Si potrebbe addirittura dire, anzi Rachel lo afferma, che Omero «divinizza
la sovrabbondanza di vita che massimamente rifulge nel disprezzo della morte,
nell´estasi del sacrificio». Nella violenza, insomma. Ma anche: come
non accorgersi nello stesso momento della fatalità che muta quella stessa
forza in inerzia, in impulso cieco, maligno? Non bisogna né stupirsi,
né indignarsi, continua Rachel: non ci sono buoni e cattivi; nessuna falsa
e semplicistica dicotomia servirà a rincuorarci. Chi si appassioni alla
giustizia, dovrà convivere con il lutto della medesima. Si badi bene: non
stancarsi di piangerla, di evocarla, ma nel riconoscimento che la vita non si
lascia giudicare, misurare, condannare o giustificare dal vivente. In altri
termini, Rachel scopre (è qui che Omero le "serve") che "polemico"

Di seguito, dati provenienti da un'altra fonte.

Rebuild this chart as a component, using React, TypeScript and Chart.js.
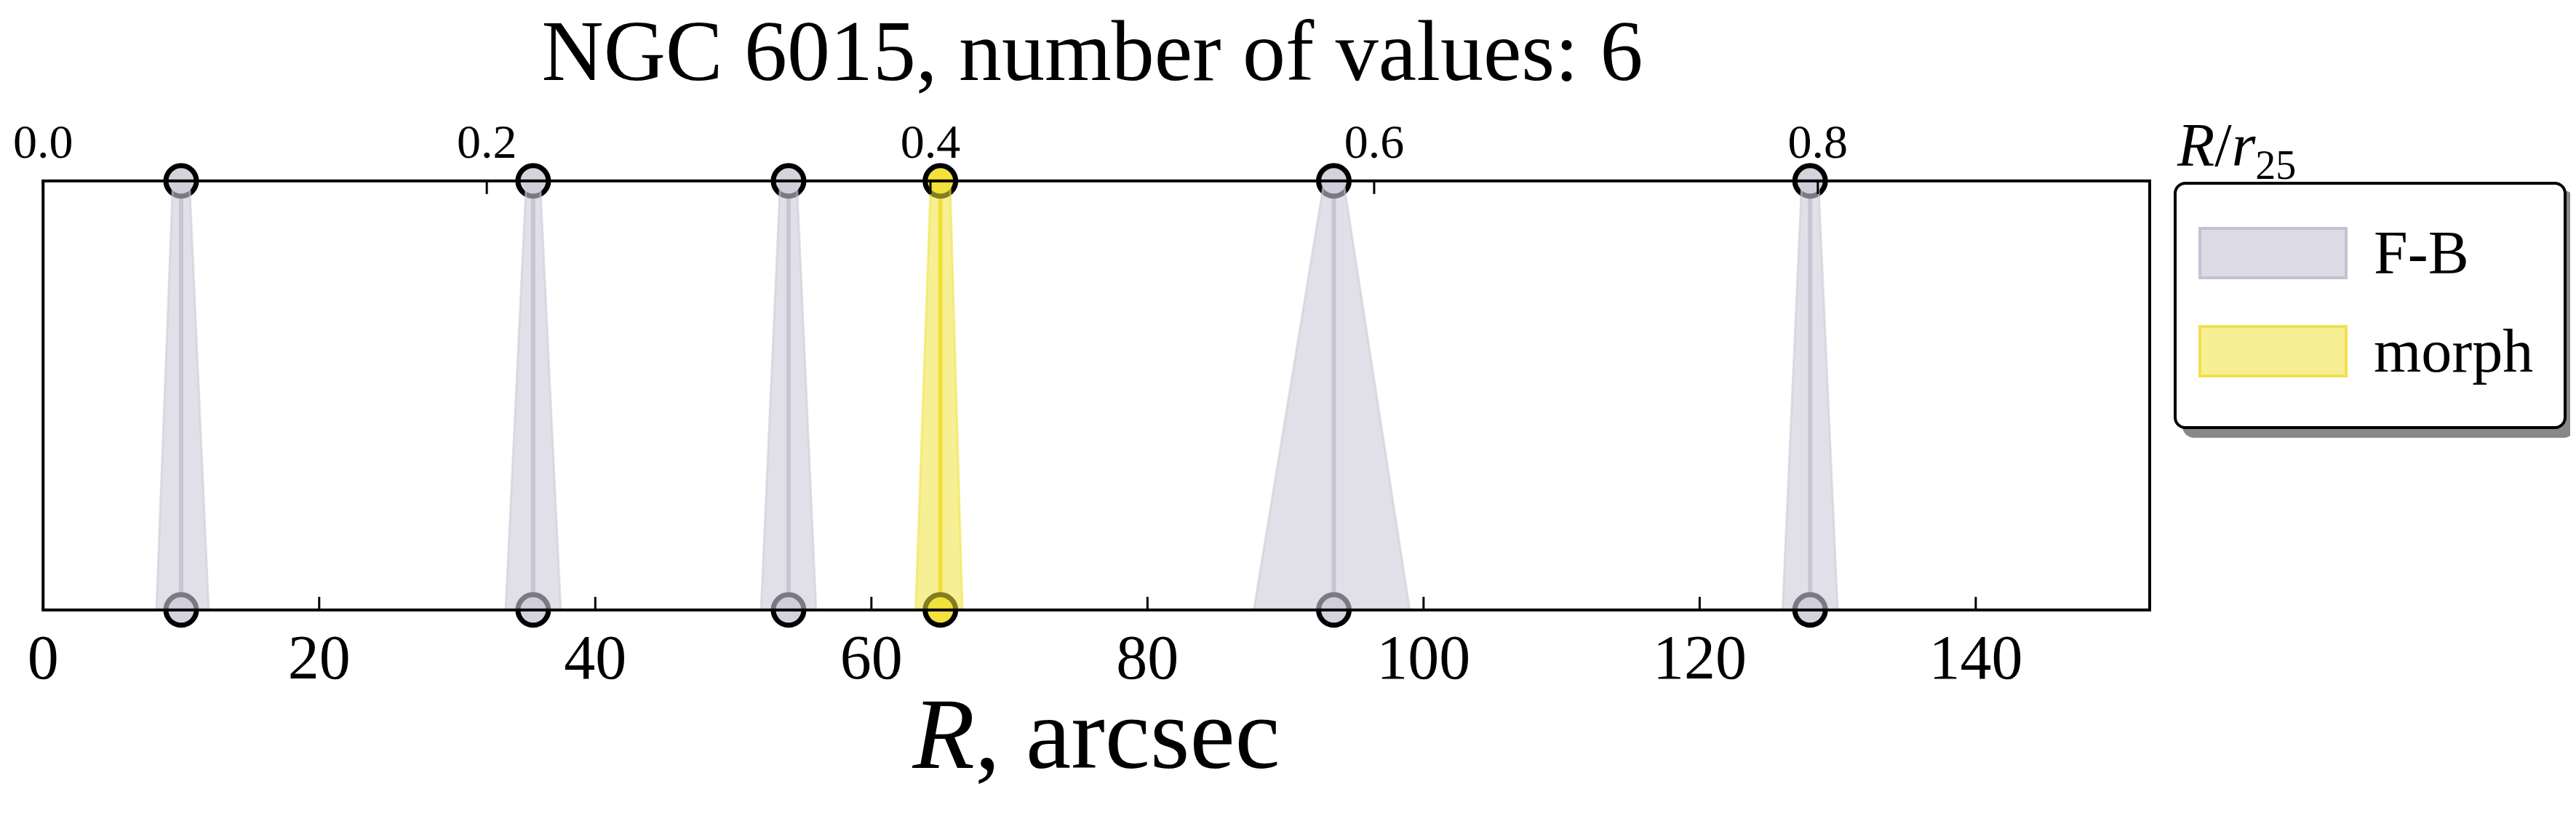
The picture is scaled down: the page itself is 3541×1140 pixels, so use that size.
import React, { useEffect, useRef } from 'react';
import { Chart, registerables } from 'chart.js';

Chart.register(...registerables);

// Data (arcsec)
const methods = ['F-B', 'F-B', 'F-B', 'morph', 'F-B', 'F-B'];
const centers = [10, 35.5, 54, 65, 93.5, 128];
const lowBottom = [8.2, 33.5, 52, 63.2, 87.7, 126];
const highBottom = [12, 37.5, 56, 66.6, 99, 130];
const lowTop = [9.4, 35, 53.4, 64.3, 92.8, 127.4];
const highTop = [10.6, 36, 54.6, 65.7, 94.2, 128.6];
const xMax = 152.6;
const r25 = 160.7;
const bottomTicks = [0, 20, 40, 60, 80, 100, 120, 140];
const topTicks = [0.0, 0.2, 0.4, 0.6, 0.8];

const FONT = "'Liberation Serif', 'DejaVu Serif', serif";

const colors: Record<string, { fill: string; line: string; dot: string }> = {
  'F-B': { fill: 'rgba(205, 203, 216, 0.6)', line: 'rgba(185, 183, 196, 0.9)', dot: '#d4d3dc' },
  morph: { fill: 'rgba(240, 226, 60, 0.55)', line: 'rgba(238, 222, 40, 1)', dot: '#f2e23a' },
};

const framePlugin = {
  id: 'frame',
  afterDraw(chart: Chart) {
    const { ctx, chartArea } = chart;
    const { left, right, top, bottom } = chartArea;
    ctx.save();
    ctx.strokeStyle = '#000';
    ctx.lineWidth = 4;
    ctx.strokeRect(left, top, right - left, bottom - top);
    // inward ticks
    const xs = chart.scales.x;
    ctx.lineWidth = 3;
    bottomTicks.forEach((v) => {
      const px = xs.getPixelForValue(v);
      ctx.beginPath();
      ctx.moveTo(px, bottom);
      ctx.lineTo(px, bottom - 18);
      ctx.stroke();
    });
    const x2 = chart.scales.x2;
    topTicks.forEach((v) => {
      const px = x2.getPixelForValue(v);
      ctx.beginPath();
      ctx.moveTo(px, top);
      ctx.lineTo(px, top + 18);
      ctx.stroke();
    });
    // x axis title with italic R
    ctx.fillStyle = '#000';
    ctx.textBaseline = 'middle';
    const cx = (left + right) / 2;
    const cy = bottom + 180;
    ctx.font = `italic 140px ${FONT}`;
    const rW = ctx.measureText('R').width;
    ctx.font = `140px ${FONT}`;
    const restW = ctx.measureText(', arcsec').width;
    const sx = cx - (rW + restW) / 2;
    ctx.font = `italic 140px ${FONT}`;
    ctx.textAlign = 'left';
    ctx.fillText('R', sx, cy);
    ctx.font = `140px ${FONT}`;
    ctx.fillText(', arcsec', sx + rW, cy);
    ctx.restore();
  },
};

const App: React.FC = () => {
  const chartRef = useRef<HTMLCanvasElement>(null);
  const chartInstance = useRef<Chart | null>(null);

  useEffect(() => {
    if (!chartRef.current) return;
    const ctx = chartRef.current.getContext('2d');
    if (!ctx) return;

    const datasets: any[] = [];
    centers.forEach((c, i) => {
      const col = colors[methods[i]];
      datasets.push({
        data: [
          { x: lowBottom[i], y: 0 },
          { x: lowTop[i], y: 1 },
          { x: highTop[i], y: 1 },
          { x: highBottom[i], y: 0 },
        ],
        borderColor: col.fill,
        backgroundColor: col.fill,
        borderWidth: 3,
        pointRadius: 0,
        fill: 'origin',
        tension: 0,
      });
      datasets.push({
        data: [
          { x: c, y: 0 },
          { x: c, y: 1 },
        ],
        borderColor: col.line,
        borderWidth: 6,
        pointRadius: 21,
        pointBackgroundColor: col.dot,
        pointBorderColor: '#000',
        pointBorderWidth: 7,
        fill: false,
        clip: false,
      });
    });

    chartInstance.current = new Chart(ctx, {
      type: 'line',
      data: { datasets },
      plugins: [framePlugin],
      options: {
        responsive: true,
        maintainAspectRatio: false,
        animation: false,
        layout: { padding: { left: 40, right: 578, bottom: 150, top: 0 } },
        plugins: {
          legend: { display: false },
          tooltip: { enabled: false },
          title: {
            display: true,
            text: 'NGC 6015, number of values: 6',
            color: '#000',
            font: { family: FONT, size: 118, weight: 'normal' },
            padding: { top: 0, bottom: 0 },
          },
        },
        scales: {
          x: {
            type: 'linear',
            position: 'bottom',
            min: 0,
            max: xMax,
            grid: { display: false, drawTicks: false },
            border: { display: false },
            afterBuildTicks: (axis: any) => {
              axis.ticks = bottomTicks.map((v) => ({ value: v }));
            },
            ticks: {
              autoSkip: false,
              color: '#000',
              padding: 20,
              font: { family: FONT, size: 86 },
              callback: (v: any) => String(v),
            },
          },
          x2: {
            type: 'linear',
            position: 'top',
            min: 0,
            max: xMax / r25,
            grid: { display: false, drawTicks: false },
            border: { display: false },
            afterBuildTicks: (axis: any) => {
              axis.ticks = topTicks.map((v) => ({ value: v }));
            },
            ticks: {
              autoSkip: false,
              color: '#000',
              padding: 10,
              font: { family: FONT, size: 66 },
              callback: (v: any) => Number(v).toFixed(1),
            },
          },
          y: {
            type: 'linear',
            min: 0,
            max: 1,
            display: false,
          },
        },
      },
    });

    return () => {
      if (chartInstance.current) {
        chartInstance.current.destroy();
        chartInstance.current = null;
      }
    };
  }, []);

  const swatch = (bg: string, border: string) => (
    <span
      style={{
        display: 'inline-block',
        width: 205,
        height: 72,
        background: bg,
        border: `4px solid ${border}`,
        marginRight: 36,
        boxSizing: 'border-box',
      }}
    />
  );

  return (
    <div style={{ position: 'relative', width: 'calc(100vw - 16px)', height: 1124, fontFamily: FONT }}>
      <canvas ref={chartRef}></canvas>
      <div style={{ position: 'absolute', left: 2985, top: 150, fontSize: 84, lineHeight: 1 }}>
        <i>R</i>/<i>r</i>
        <sub style={{ fontSize: 56 }}>25</sub>
      </div>
      <div
        style={{
          position: 'absolute',
          left: 2980,
          top: 242,
          width: 540,
          height: 340,
          border: '4px solid #000',
          borderRadius: 16,
          background: '#fff',
          boxShadow: '12px 12px 0 #888',
          boxSizing: 'border-box',
          padding: '26px 30px',
          fontSize: 84,
        }}
      >
        <div style={{ display: 'flex', alignItems: 'center', height: 135 }}>
          {swatch('rgba(205, 203, 216, 0.7)', 'rgba(190, 188, 205, 0.8)')}
          <span>F-B</span>
        </div>
        <div style={{ display: 'flex', alignItems: 'center', height: 135 }}>
          {swatch('rgba(240, 226, 60, 0.55)', 'rgba(238, 222, 60, 0.8)')}
          <span>morph</span>
        </div>
      </div>
    </div>
  );
};

export default App;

è il carattere costitutivo dell´essere. La realtà è
polemos. La contraddizione è principio ontologico. Il dolore non è
accidentale. In questo senso, la guerra tra Ettore e Achille non decreta un vincitore:
l´uno non può togliere l´altro. Rachel è anti-dialettica,
il suo pensiero è radicalmente tragico. Ha inoltre un temperamento melanconico.

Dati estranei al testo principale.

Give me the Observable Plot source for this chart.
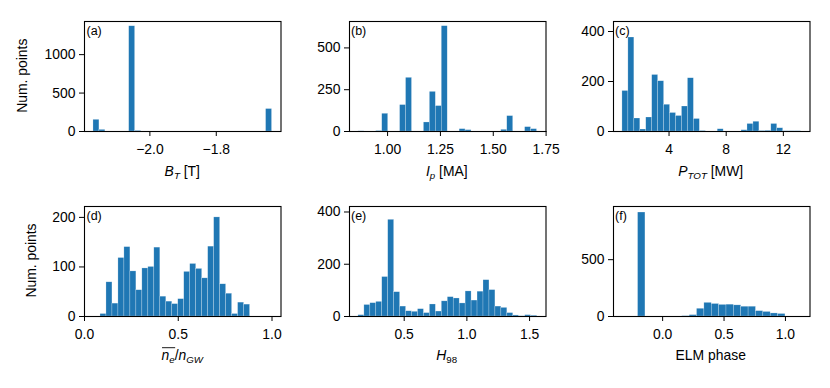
<!DOCTYPE html>
<html>
<head>
<meta charset="utf-8">
<script src="https://cdn.jsdelivr.net/npm/d3@7"></script>
<script src="https://cdn.jsdelivr.net/npm/@observablehq/plot@0.6"></script>
<style>
html, body { margin: 0; padding: 0; background: #fff; }
#chart { position: relative; width: 830px; height: 388px; overflow: hidden; background: #fff; }
#chart svg.plotpanel { position: absolute; }
#overlay { position: absolute; left: 0; top: 0; pointer-events: none; }
</style>
</head>
<body>
<div id="chart"></div>
<script>
// ---------------- DATA ----------------
// (a) toroidal field B_T [T] — 30 bins
const btRange = [-2.170, -1.632];
const btCounts = [152, 21, 0, 0, 0, 0, 1369, 8, 0, 0, 0, 0, 0, 0, 0, 0, 0, 0, 0, 0, 0, 0, 0, 0, 0, 0, 0, 0, 0, 292];
const btXDomain = [-2.197, -1.605];
const btYMax = 1431;
const btXTicks = [-2.0, -1.8];
const btYTicks = [0, 500, 1000];

// (b) plasma current I_p [MA] — 30 bins
const ipRange = [0.862, 1.707];
const ipCounts = [1, 0, 0, 3, 106, 0, 0, 158, 321, 0, 0, 54, 237, 152, 630, 0, 0, 14, 8, 0, 0, 0, 0, 0, 10, 92, 0, 0, 26, 14];
const ipXDomain = [0.8198, 1.7495];
const ipYMax = 658;
const ipXTicks = [1.00, 1.25, 1.50, 1.75];
const ipYTicks = [0, 250, 500];

// (c) total power P_TOT [MW] — 30 bins
const ptRange = [0.738, 13.24];
const ptCounts = [162, 376, 52, 8, 56, 226, 201, 107, 74, 62, 100, 213, 50, 2, 0, 0, 9, 0, 0, 0, 5, 30, 39, 2, 3, 30, 13, 1, 1, 1];
const ptXDomain = [0.113, 13.865];
const ptYMax = 440;
const ptXTicks = [4, 8, 12];
const ptYTicks = [0, 200, 400];

// (d) Greenwald fraction — 25 bins
const ngRange = [0.0852, 0.883];
const ngCounts = [5, 69, 26, 118, 140, 91, 53, 97, 100, 139, 40, 30, 25, 35, 90, 106, 96, 77, 141, 200, 65, 46, 5, 28, 24];
const ngXDomain = [0, 1.048];
const ngYMax = 222;
const ngXTicks = [0.0, 0.5, 1.0];
const ngYTicks = [0, 100, 200];

// (e) H98 — 30 bins
const hRange = [0.135, 1.560];
const hCounts = [5, 44, 51, 56, 151, 370, 93, 38, 20, 18, 28, 13, 46, 19, 58, 74, 69, 50, 96, 61, 95, 139, 101, 38, 33, 13, 4, 1, 5, 3];
const hXDomain = [0.0638, 1.631];
const hYMax = 421;
const hXTicks = [0.5, 1.0, 1.5];
const hYTicks = [0, 200, 400];

// (f) ELM phase — 20 bins
const elmRange = [-0.2, 1.0];
const elmCounts = [915, 0, 0, 0, 0, 0, 3, 12, 68, 120, 110, 102, 104, 98, 86, 86, 47, 40, 27, 22];
const elmXDomain = [-0.4, 1.2];
const elmYMax = 968;
const elmXTicks = [0.0, 0.5, 1.0];
const elmYTicks = [0, 500];

const panelLetters = ["(a)", "(b)", "(c)", "(d)", "(e)", "(f)"];
const yAxisLabel = "Num. points";

// ---------------- LAYOUT ----------------
const FONT = '"Liberation Sans", Arial, Helvetica, sans-serif';
const FS = 13.9;
const COLS = [84, 348.5, 612.5];
const ROWS = [20.7, 205.5];
const FW = 196.5, FH = 110;
const ML = 60, MR = 12, MT = 10, MB = 40;
const BLUE = "#1f77b4";

function toBins(range, counts) {
  const n = counts.length;
  const w = (range[1] - range[0]) / n;
  return counts.map((c, i) => ({x1: range[0] + i * w, x2: range[0] + (i + 1) * w, y: c}))
               .filter(d => d.y > 0);
}

const panels = [
  {range: btRange, counts: btCounts, xd: btXDomain, ymax: btYMax, xt: btXTicks, yt: btYTicks, xf: ".1f", col: 0, row: 0},
  {range: ipRange, counts: ipCounts, xd: ipXDomain, ymax: ipYMax, xt: ipXTicks, yt: ipYTicks, xf: ".2f", col: 1, row: 0},
  {range: ptRange, counts: ptCounts, xd: ptXDomain, ymax: ptYMax, xt: ptXTicks, yt: ptYTicks, xf: "d", col: 2, row: 0},
  {range: ngRange, counts: ngCounts, xd: ngXDomain, ymax: ngYMax, xt: ngXTicks, yt: ngYTicks, xf: ".1f", col: 0, row: 1},
  {range: hRange, counts: hCounts, xd: hXDomain, ymax: hYMax, xt: hXTicks, yt: hYTicks, xf: ".1f", col: 1, row: 1},
  {range: elmRange, counts: elmCounts, xd: elmXDomain, ymax: elmYMax, xt: elmXTicks, yt: elmYTicks, xf: ".1f", col: 2, row: 1}
];

const chart = document.getElementById("chart");

panels.forEach(p => {
  const svg = Plot.plot({
    width: ML + FW + MR,
    height: MT + FH + MB,
    marginLeft: ML, marginRight: MR, marginTop: MT, marginBottom: MB,
    style: {fontFamily: FONT, fontSize: FS + "px", color: "black", background: "transparent", overflow: "visible"},
    x: {domain: p.xd},
    y: {domain: [0, p.ymax]},
    marks: [
      Plot.rectY(toBins(p.range, p.counts), {
        x1: "x1", x2: "x2", y: "y", inset: 0,
        fill: BLUE, stroke: "white", strokeWidth: 0.5, strokeOpacity: 0.45
      }),
      Plot.axisX({ticks: p.xt, tickFormat: d3.format(p.xf), tickSize: 5, tickPadding: 7.5, label: null, fontSize: FS}),
      Plot.axisY({ticks: p.yt, tickFormat: d3.format("d"), tickSize: 5, tickPadding: 4, label: null, fontSize: FS}),
      Plot.frame({stroke: "black", strokeWidth: 1.1})
    ]
  });
  svg.classList.add("plotpanel");
  svg.style.left = (COLS[p.col] - ML) + "px";
  svg.style.top = (ROWS[p.row] - MT) + "px";
  svg.style.maxWidth = "none";
  chart.appendChild(svg);
});

// ---------------- TEXT OVERLAY ----------------
const ov = d3.select(chart).append("svg")
  .attr("id", "overlay").attr("width", 830).attr("height", 388)
  .style("font-family", FONT).style("font-size", FS + "px");

// panel letters
panels.forEach((p, i) => {
  ov.append("text").attr("x", COLS[p.col] + 2.5).attr("y", ROWS[p.row] + 14)
    .attr("font-size", 12.5).attr("fill", "black").text(panelLetters[i]);
});

// y labels
[[27, 0], [35.5, 1]].forEach(([bx, r]) => {
  ov.append("text")
    .attr("transform", `translate(${bx},${ROWS[r] + FH / 2}) rotate(-90)`)
    .attr("text-anchor", "middle").attr("fill", "black").text(yAxisLabel);
});

// x labels with math formatting
function mathLabel(cx, y, parts) {
  const t = ov.append("text").attr("x", cx).attr("y", y).attr("text-anchor", "middle").attr("fill", "black");
  let prevSub = false;
  parts.forEach(part => {
    const ts = t.append("tspan").text(part.t);
    if (part.i) ts.attr("font-style", "italic");
    if (part.sub) {
      ts.attr("font-size", FS * 0.7);
      if (!prevSub) ts.attr("dy", 3.2);
    } else if (prevSub) {
      ts.attr("dy", -3.2);
    }
    prevSub = !!part.sub;
  });
  return t;
}
const row1Y = 175.5, row2Y = 360;
const cxs = COLS.map(c => c + FW / 2);
mathLabel(cxs[0], row1Y, [{t: "B", i: 1}, {t: "T", i: 1, sub: 1}, {t: " [T]"}]);
mathLabel(cxs[1], row1Y, [{t: "I", i: 1}, {t: "p", i: 1, sub: 1}, {t: " [MA]"}]);
mathLabel(cxs[2], row1Y, [{t: "P", i: 1}, {t: "TOT", i: 1, sub: 1}, {t: " [MW]"}]);
const ngLab = mathLabel(cxs[0], row2Y, [{t: "n", i: 1}, {t: "e", i: 1, sub: 1}, {t: "/"}, {t: "n", i: 1}, {t: "GW", i: 1, sub: 1}]);
mathLabel(cxs[1], row2Y, [{t: "H", i: 1}, {t: "98", sub: 1}]);
mathLabel(cxs[2], row2Y, [{t: "ELM phase"}]);

// overline over n_e
{
  const node = ngLab.node();
  const x0 = node.getStartPositionOfChar(0).x;
  const x1 = node.getEndPositionOfChar(1).x;
  ov.append("line").attr("x1", x0 + 0.5).attr("x2", x1 + 0.5)
    .attr("y1", row2Y - 12.3).attr("y2", row2Y - 12.3)
    .attr("stroke", "black").attr("stroke-width", 0.9);
}
</script>
</body>
</html>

Per lei la contraddizione non potrà mai essere superata, non si darà
sintesi dialettica delle differenze che Achille e Ettore sono. Ma se la guerra
distrugge ciò che tocca, al tempo stesso restituisce alla vita che divora
un´importanza suprema: questo la poesia di Omero dimostra. Nella poesia
di Omero si risolvono e pacificano i contrasti. E´ la poesia di Omero a
trasportarci altrove, in quei momenti di smarrimento in cui avvengono le scelte
morali e religiose, anche quando siano dettate dal destino, e perciò inevitabili;
quei momenti, o quelle svolte della vita, quelle crisi, in cui l´uomo incontra
se stesso, anche quando la decisione sia imposta. E´ in quella spazio di
interiorità, in quell´istante che si manifesta per tutti e ciascuno
il segreto dell´esistenza. A sorprendere questo segreto è la poesia,
per Rachel: una poesia che abbia, come quella omerica, come quella biblica, la
suprema facoltà di ricostituire quel cuore umano. Per Simone, era l´amore,
ricordate? l´amore di Dio, naturalmente; l´amore che l´uomo
prova per Dio. E di Dio per lui. Mentre per Rachel è la poesia. In quanto
«la poesia rapisce alla bellezza il segreto della giustizia vietato alla
Storia». Come ho detto, Rachel non tornò dall´esilio americano.
In un certo senso Rachel era Ettore: provava affetti di un´esigenza terribile
che le si imponevano come a Ettore la patria; sentiva responsabilità che
la legavano al paese in cui l´esilio le si confermò come un destino
- "cronico" lo definì. «Vivere qui» disse «è
come un´amputazione». «La guerra vista da qui non ha realtà». Ma
la guerra dové viverla dentro di sé, e la violenza l´assaporò
fino in fondo, quando all´età di 55 anni si suicidò. Sigillò
bene le porte e le finestre e aprì il gas. Quanto a Simone, lei era
Achille. Tornò in Europa e fino alla fine dei suoi giorni non pensò
ad altro, se non a come combattere l´infamia nazista. La morte le giunse
per fame. Nel chiasmo della violenza, il cui cuore di tenebra entrambe avevano
illuminato, le loro esistenze alla fine si strinsero. Perché se «uccidere
è sempre uccidersi», non vale anche il contrario?